** Begin Data section **
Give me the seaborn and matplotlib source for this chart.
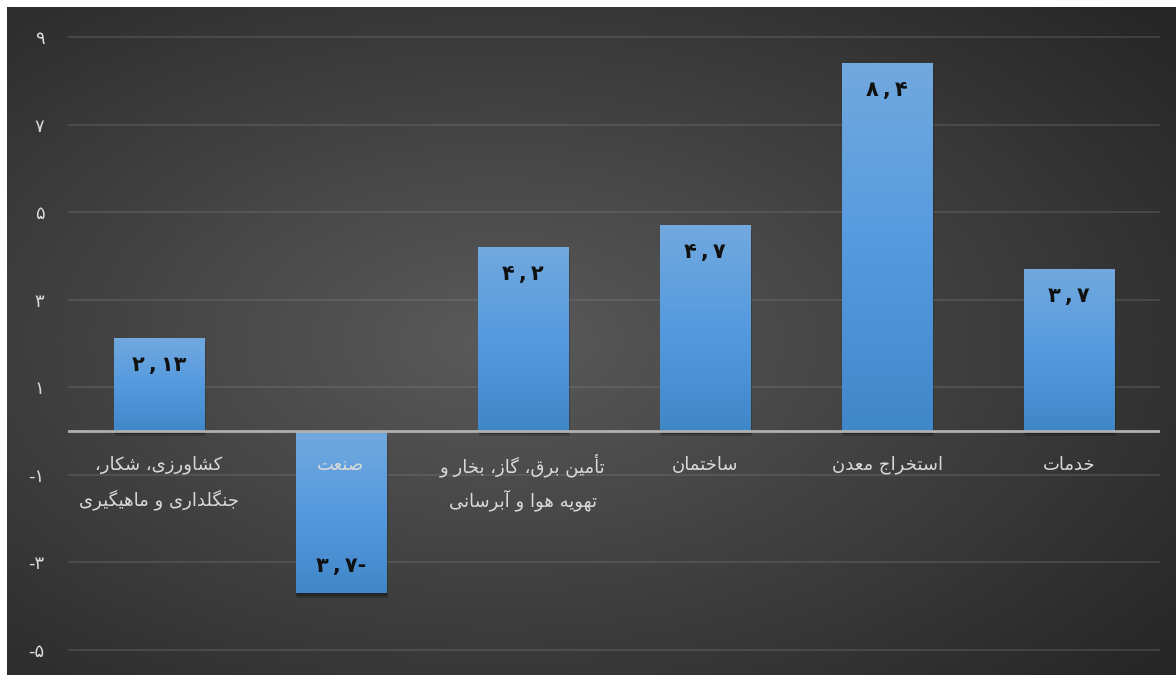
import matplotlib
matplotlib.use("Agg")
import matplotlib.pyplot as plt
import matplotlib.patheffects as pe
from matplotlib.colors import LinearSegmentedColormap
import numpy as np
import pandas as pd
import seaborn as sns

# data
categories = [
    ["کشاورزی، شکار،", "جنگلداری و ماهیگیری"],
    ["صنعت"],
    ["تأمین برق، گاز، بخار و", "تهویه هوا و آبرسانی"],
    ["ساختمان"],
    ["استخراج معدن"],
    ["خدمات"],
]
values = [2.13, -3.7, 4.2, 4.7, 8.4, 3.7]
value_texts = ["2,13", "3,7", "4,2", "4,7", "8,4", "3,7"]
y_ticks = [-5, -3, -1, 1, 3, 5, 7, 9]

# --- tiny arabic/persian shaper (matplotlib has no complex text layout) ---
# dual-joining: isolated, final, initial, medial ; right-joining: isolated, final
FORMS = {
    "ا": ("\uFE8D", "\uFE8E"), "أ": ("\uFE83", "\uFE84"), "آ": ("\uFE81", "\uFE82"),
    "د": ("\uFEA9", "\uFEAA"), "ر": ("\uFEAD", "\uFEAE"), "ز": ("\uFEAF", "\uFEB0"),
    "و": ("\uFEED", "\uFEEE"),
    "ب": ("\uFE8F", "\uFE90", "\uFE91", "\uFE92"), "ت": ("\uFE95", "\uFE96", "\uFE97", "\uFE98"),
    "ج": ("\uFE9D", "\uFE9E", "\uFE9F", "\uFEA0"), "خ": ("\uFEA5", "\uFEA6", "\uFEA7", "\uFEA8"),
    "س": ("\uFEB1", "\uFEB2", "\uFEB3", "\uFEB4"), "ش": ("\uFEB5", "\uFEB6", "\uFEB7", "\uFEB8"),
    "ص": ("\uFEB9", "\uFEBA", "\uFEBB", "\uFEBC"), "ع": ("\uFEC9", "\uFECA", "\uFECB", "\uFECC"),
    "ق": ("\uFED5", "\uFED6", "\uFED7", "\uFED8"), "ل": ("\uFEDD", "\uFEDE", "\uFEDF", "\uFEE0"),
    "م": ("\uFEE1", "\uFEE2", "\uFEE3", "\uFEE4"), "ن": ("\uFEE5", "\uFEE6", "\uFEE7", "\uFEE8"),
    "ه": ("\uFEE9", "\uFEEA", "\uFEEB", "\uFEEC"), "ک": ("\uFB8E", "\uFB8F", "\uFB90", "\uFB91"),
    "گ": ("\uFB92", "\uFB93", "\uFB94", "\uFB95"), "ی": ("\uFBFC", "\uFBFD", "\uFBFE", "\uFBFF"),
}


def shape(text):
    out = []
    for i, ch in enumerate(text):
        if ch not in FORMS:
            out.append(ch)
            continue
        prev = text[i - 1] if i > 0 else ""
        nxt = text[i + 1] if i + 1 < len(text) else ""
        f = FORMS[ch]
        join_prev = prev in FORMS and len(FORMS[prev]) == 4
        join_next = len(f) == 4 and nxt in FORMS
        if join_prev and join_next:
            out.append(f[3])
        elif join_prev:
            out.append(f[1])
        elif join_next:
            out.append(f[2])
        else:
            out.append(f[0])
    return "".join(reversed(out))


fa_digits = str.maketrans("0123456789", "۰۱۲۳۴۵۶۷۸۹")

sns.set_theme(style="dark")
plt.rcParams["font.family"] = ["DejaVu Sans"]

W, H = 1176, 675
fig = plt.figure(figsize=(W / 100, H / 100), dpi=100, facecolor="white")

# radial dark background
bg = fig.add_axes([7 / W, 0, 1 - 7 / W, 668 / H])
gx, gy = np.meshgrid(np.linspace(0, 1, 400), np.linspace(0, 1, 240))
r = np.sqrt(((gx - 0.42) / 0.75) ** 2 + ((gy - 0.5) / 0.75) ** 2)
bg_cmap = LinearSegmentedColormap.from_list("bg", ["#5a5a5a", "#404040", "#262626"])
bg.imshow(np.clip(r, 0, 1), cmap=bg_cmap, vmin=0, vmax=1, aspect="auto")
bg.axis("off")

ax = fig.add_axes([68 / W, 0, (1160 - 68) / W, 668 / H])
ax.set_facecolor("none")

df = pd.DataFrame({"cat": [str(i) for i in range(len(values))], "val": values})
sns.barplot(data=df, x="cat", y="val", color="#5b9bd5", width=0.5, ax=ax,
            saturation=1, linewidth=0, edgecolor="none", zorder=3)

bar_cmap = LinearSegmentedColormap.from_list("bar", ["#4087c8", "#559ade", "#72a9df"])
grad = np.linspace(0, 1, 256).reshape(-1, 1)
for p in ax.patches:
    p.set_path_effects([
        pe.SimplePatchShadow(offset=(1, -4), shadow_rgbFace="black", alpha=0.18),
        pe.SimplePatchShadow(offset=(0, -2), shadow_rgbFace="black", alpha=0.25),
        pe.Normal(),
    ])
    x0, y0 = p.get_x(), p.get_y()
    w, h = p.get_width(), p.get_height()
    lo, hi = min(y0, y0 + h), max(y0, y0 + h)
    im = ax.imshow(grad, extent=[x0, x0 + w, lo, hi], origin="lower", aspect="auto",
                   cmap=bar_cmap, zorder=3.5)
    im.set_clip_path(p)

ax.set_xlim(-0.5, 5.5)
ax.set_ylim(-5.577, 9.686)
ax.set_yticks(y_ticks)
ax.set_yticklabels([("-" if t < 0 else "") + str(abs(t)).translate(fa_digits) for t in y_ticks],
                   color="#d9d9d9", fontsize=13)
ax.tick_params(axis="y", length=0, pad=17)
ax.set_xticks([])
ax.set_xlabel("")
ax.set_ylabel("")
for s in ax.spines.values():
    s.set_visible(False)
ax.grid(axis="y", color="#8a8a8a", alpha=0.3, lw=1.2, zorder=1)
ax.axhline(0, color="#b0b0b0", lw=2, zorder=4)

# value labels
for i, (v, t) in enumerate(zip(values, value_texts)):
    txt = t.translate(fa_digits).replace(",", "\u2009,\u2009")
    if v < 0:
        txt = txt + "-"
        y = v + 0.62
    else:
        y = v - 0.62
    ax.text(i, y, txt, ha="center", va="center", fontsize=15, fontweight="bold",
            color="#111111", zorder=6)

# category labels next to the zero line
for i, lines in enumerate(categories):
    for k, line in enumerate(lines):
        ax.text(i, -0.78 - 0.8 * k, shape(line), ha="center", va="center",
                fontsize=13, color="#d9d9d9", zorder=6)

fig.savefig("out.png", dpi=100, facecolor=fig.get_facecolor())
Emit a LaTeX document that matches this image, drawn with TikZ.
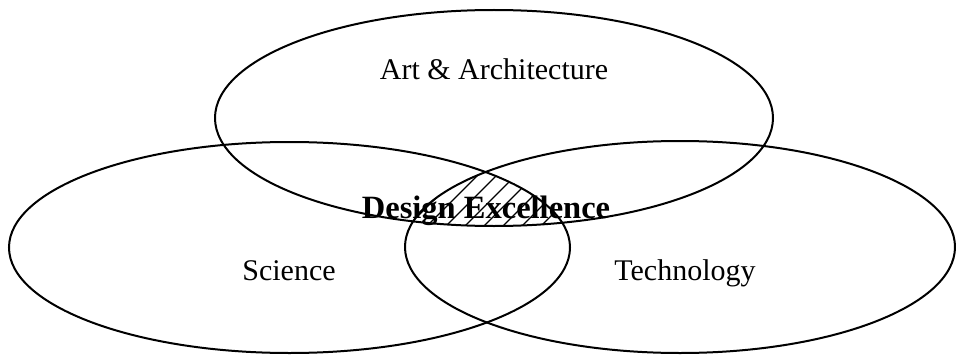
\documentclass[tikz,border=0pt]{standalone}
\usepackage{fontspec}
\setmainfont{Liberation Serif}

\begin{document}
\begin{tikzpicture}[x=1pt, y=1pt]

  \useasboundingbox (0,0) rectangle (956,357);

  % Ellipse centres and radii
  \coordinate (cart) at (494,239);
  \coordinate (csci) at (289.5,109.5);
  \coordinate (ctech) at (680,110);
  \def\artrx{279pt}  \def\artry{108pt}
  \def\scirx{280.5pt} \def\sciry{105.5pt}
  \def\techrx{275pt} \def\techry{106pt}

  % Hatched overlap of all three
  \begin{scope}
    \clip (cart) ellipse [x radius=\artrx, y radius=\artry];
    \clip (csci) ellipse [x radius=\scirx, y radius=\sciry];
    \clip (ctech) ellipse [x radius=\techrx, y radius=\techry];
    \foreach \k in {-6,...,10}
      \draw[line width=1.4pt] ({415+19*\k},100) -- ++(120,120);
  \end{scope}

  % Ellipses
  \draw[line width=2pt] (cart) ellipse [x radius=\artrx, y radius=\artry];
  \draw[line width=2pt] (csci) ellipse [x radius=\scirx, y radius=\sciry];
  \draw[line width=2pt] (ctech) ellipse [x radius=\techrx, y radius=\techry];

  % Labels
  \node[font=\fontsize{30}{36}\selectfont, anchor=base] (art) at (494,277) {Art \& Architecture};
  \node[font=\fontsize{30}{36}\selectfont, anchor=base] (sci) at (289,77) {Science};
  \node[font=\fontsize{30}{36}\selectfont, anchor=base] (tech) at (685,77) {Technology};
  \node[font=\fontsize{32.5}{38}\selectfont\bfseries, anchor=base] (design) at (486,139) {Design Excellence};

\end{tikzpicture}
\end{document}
** End Data section **
* **What is expected**:
Every line from the top of the entries through the line that holds "import seaborn as sns" is to be quoted exactly, please, and nothing else; omit the pictures.

* **Solved problem**:
Give me the seaborn and matplotlib source for this chart.
import matplotlib
matplotlib.use("Agg")
import matplotlib.pyplot as plt
import matplotlib.patheffects as pe
from matplotlib.colors import LinearSegmentedColormap
import numpy as np
import pandas as pd
import seaborn as sns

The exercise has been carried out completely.